> **DATA EXCERPT**:
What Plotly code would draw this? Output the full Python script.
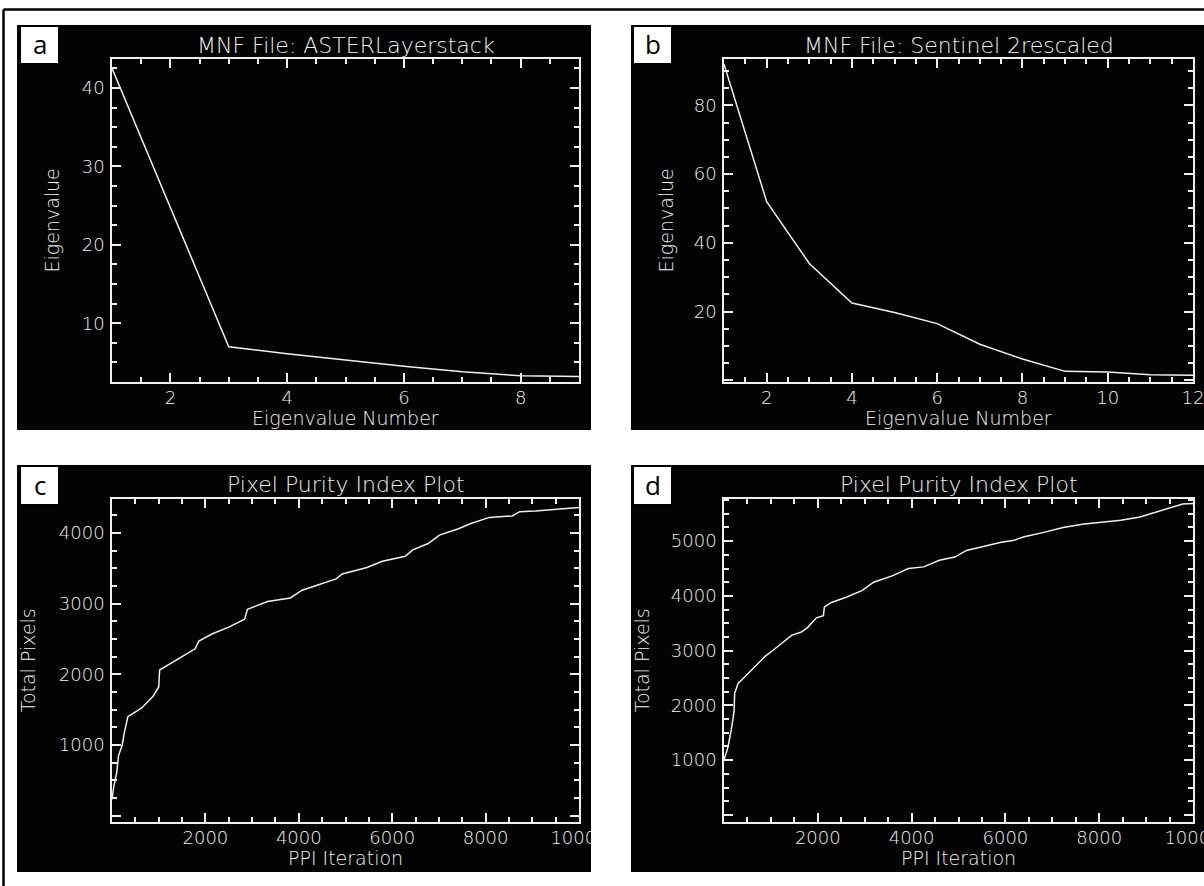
import plotly.graph_objects as go

# ---------------- data ----------------
a_number = [1, 2, 3, 4, 5, 6, 7, 8, 9]
a_eigen = [42.5, 24.8, 7.0, 6.1, 5.3, 4.5, 3.8, 3.3, 3.2]

b_number = [1, 2, 3, 4, 5, 6, 7, 8, 9, 10, 11, 12]
b_eigen = [92.0, 52.0, 34.0, 22.5, 19.7, 16.5, 10.5, 6.2, 2.6, 2.4, 1.6, 1.5]

c_iter = [0, 40, 100, 140, 220, 260, 340, 470, 630, 880, 1000, 1020, 1200, 1450,
          1780, 1860, 2140, 2510, 2840, 2900, 3330, 3820, 4070, 4390, 4800, 4930,
          5460, 5790, 6280, 6440, 6770, 7010, 7420, 7670, 8080, 8570, 8730, 9060,
          9470, 10000]
c_pixels = [230, 420, 600, 850, 1000, 1160, 1400, 1450, 1520, 1690, 1820, 2060,
            2130, 2220, 2360, 2470, 2570, 2670, 2780, 2920, 3030, 3080, 3190, 3260,
            3350, 3420, 3510, 3600, 3670, 3760, 3850, 3970, 4060, 4130, 4220, 4240,
            4300, 4310, 4330, 4360]

d_iter = [0, 85, 156, 213, 228, 300, 440, 580, 730, 870, 1080, 1290, 1440, 1650,
          1790, 1970, 2120, 2140, 2290, 2620, 2950, 3190, 3600, 3930, 4260, 4590,
          4920, 5170, 5580, 5910, 6160, 6400, 6820, 7230, 7640, 8050, 8460, 8870,
          9200, 9530, 9780, 10000]
d_pixels = [1000, 1240, 1560, 1880, 2220, 2400, 2520, 2640, 2760, 2890, 3030, 3180,
            3280, 3340, 3430, 3600, 3640, 3800, 3880, 3980, 4100, 4250, 4370, 4500,
            4530, 4650, 4710, 4830, 4920, 4980, 5010, 5080, 5160, 5250, 5310, 5350,
            5380, 5440, 5530, 5620, 5680, 5690]

panel_letters = ["a", "b", "c", "d"]
titles = ["MNF File: ASTERLayerstack", "MNF File: Sentinel 2rescaled",
          "Pixel Purity Index Plot", "Pixel Purity Index Plot"]
x_titles = ["Eigenvalue Number", "Eigenvalue Number", "PPI Iteration", "PPI Iteration"]
y_titles = ["Eigenvalue", "Eigenvalue", "Total Pixels", "Total Pixels"]

# ---------------- layout helpers ----------------
W, H = 1204, 886


def fx(px):
    return min(px, W) / W


def fy(py):
    return 1 - min(py, H) / H


FONT = "DejaVu Sans"
WHITE = "#f0f0f0"

# plot areas in pixels  (x0, x1, y0(top), y1(bottom))
areas = [(112, 579, 59, 382), (724, 1193, 59, 382),
         (112, 579, 499, 822), (724, 1193, 499, 822)]
# black panels
panels = [(17, 591, 25, 430), (631, 1204, 25, 430),
          (17, 591, 465, 872), (631, 1204, 465, 872)]
# label boxes
boxes = [(20, 59, 26, 64), (633, 672, 26, 64), (20, 59, 466, 505), (633, 672, 466, 505)]

fig = go.Figure()
series = [(a_number, a_eigen), (b_number, b_eigen), (c_iter, c_pixels), (d_iter, d_pixels)]
for i, (xs, ys) in enumerate(series):
    sfx = "" if i == 0 else str(i + 1)
    fig.add_trace(go.Scatter(x=xs, y=ys, mode="lines",
                             line=dict(color=WHITE, width=1.5),
                             xaxis="x" + sfx, yaxis="y" + sfx, showlegend=False,
                             hoverinfo="skip"))

xranges = [[1, 9], [1, 12], [0, 10000], [0, 10000]]
yranges = [[2.5, 43.7], [-0.5, 93.5], [-90, 4480], [-130, 5770]]
xdt = [(2, 0.5), (2, 0.5), (2000, 500), (2000, 500)]
ydt = [(10, 2.5), (20, 5), (1000, 250), (1000, 250)]


def axis_style(rng, dt, mdt, domain, anchor):
    return dict(
        domain=domain, anchor=anchor, range=rng, autorange=False, automargin=False,
        showline=True, linecolor=WHITE, linewidth=1.5, mirror="ticks",
        ticks="inside", ticklen=9, tickwidth=1.5, tickcolor=WHITE,
        tickmode="linear", tick0=0, dtick=dt, tickformat="d",
        labelalias={"0": " "}, ticklabeloverflow="allow",
        showgrid=False, zeroline=False,
        tickfont=dict(family=FONT, size=18, color=WHITE, weight=300),
        minor=dict(ticks="inside", ticklen=5, tickwidth=1.5, tickcolor=WHITE,
                   tick0=0, dtick=mdt, showgrid=False),
    )


lay = {}
for i in range(4):
    sfx = "" if i == 0 else str(i + 1)
    x0, x1, y0, y1 = areas[i]
    xa = axis_style(xranges[i], xdt[i][0], xdt[i][1], [fx(x0), fx(x1)], "y" + sfx)
    xa["ticklabelstandoff"] = -1
    ya = axis_style(yranges[i], ydt[i][0], ydt[i][1], [fy(y1), fy(y0)], "x" + sfx)
    ya["ticklabelstandoff"] = 2
    lay["xaxis" + sfx] = xa
    lay["yaxis" + sfx] = ya

shapes = []
# outer border (top and left edges of the framed figure)
shapes.append(dict(type="line", xref="paper", yref="paper", x0=fx(3.5), x1=1,
                   y0=fy(9.5), y1=fy(9.5), line=dict(color="black", width=2.5),
                   layer="below"))
shapes.append(dict(type="line", xref="paper", yref="paper", x0=fx(3.5), x1=fx(3.5),
                   y0=fy(9.5), y1=0, line=dict(color="black", width=2.5),
                   layer="below"))
for (x0, x1, y0, y1) in panels:
    shapes.append(dict(type="rect", xref="paper", yref="paper", x0=fx(x0), x1=fx(x1),
                       y0=fy(y1), y1=fy(y0), line=dict(width=0), fillcolor="#030303",
                       layer="below"))
# clip overflowing tick label of panel c at the panel edge
shapes.append(dict(type="rect", xref="paper", yref="paper", x0=fx(591), x1=fx(630),
                   y0=fy(850), y1=fy(823), line=dict(width=0), fillcolor="white",
                   layer="above"))
for (x0, x1, y0, y1) in boxes:
    shapes.append(dict(type="rect", xref="paper", yref="paper", x0=fx(x0), x1=fx(x1),
                       y0=fy(y1), y1=fy(y0), line=dict(color="black", width=2),
                       fillcolor="white", layer="above"))

ann = []
for i in range(4):
    x0, x1, y0, y1 = areas[i]
    px0, px1, py0, py1 = panels[i]
    bx0, bx1, by0, by1 = boxes[i]
    cx = (x0 + x1) / 2
    ann.append(dict(text=titles[i], x=fx(cx), y=fy(py0 + 20), xref="paper", yref="paper",
                    showarrow=False, xanchor="center", yanchor="middle",
                    font=dict(family=FONT, size=22, color=WHITE, weight=300)))
    ann.append(dict(text=x_titles[i], x=fx(cx), y=fy(y1 + 36), xref="paper", yref="paper",
                    showarrow=False, xanchor="center", yanchor="middle",
                    font=dict(family=FONT, size=19, color=WHITE, weight=300)))
    ycx = px0 + (34 if i < 2 else 10)
    ann.append(dict(text=y_titles[i], x=fx(ycx), y=fy((y0 + y1) / 2), xref="paper",
                    yref="paper", showarrow=False, xanchor="center", yanchor="middle",
                    textangle=-90, font=dict(family=FONT, size=19, color=WHITE, weight=300)))
    ann.append(dict(text=panel_letters[i], x=fx((bx0 + bx1) / 2), y=fy((by0 + by1) / 2 - 1),
                    xref="paper", yref="paper", showarrow=False, xanchor="center",
                    yanchor="middle", font=dict(family="Open Sans", size=26, color="black")))

fig.update_layout(width=W, height=H, margin=dict(l=0, r=0, t=0, b=0, autoexpand=False),
                  paper_bgcolor="white", plot_bgcolor="#030303",
                  shapes=shapes, annotations=ann, **lay)

fig.write_html("out.html", config={"displayModeBar": False})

> **PROBLEM**: Write out exactly the lines between the start of the data and the line with "2.4, 1.6, 1.5]", including both, but none of the pictures.

> **FULL ANSWER**:
What Plotly code would draw this? Output the full Python script.
import plotly.graph_objects as go

# ---------------- data ----------------
a_number = [1, 2, 3, 4, 5, 6, 7, 8, 9]
a_eigen = [42.5, 24.8, 7.0, 6.1, 5.3, 4.5, 3.8, 3.3, 3.2]

b_number = [1, 2, 3, 4, 5, 6, 7, 8, 9, 10, 11, 12]
b_eigen = [92.0, 52.0, 34.0, 22.5, 19.7, 16.5, 10.5, 6.2, 2.6, 2.4, 1.6, 1.5]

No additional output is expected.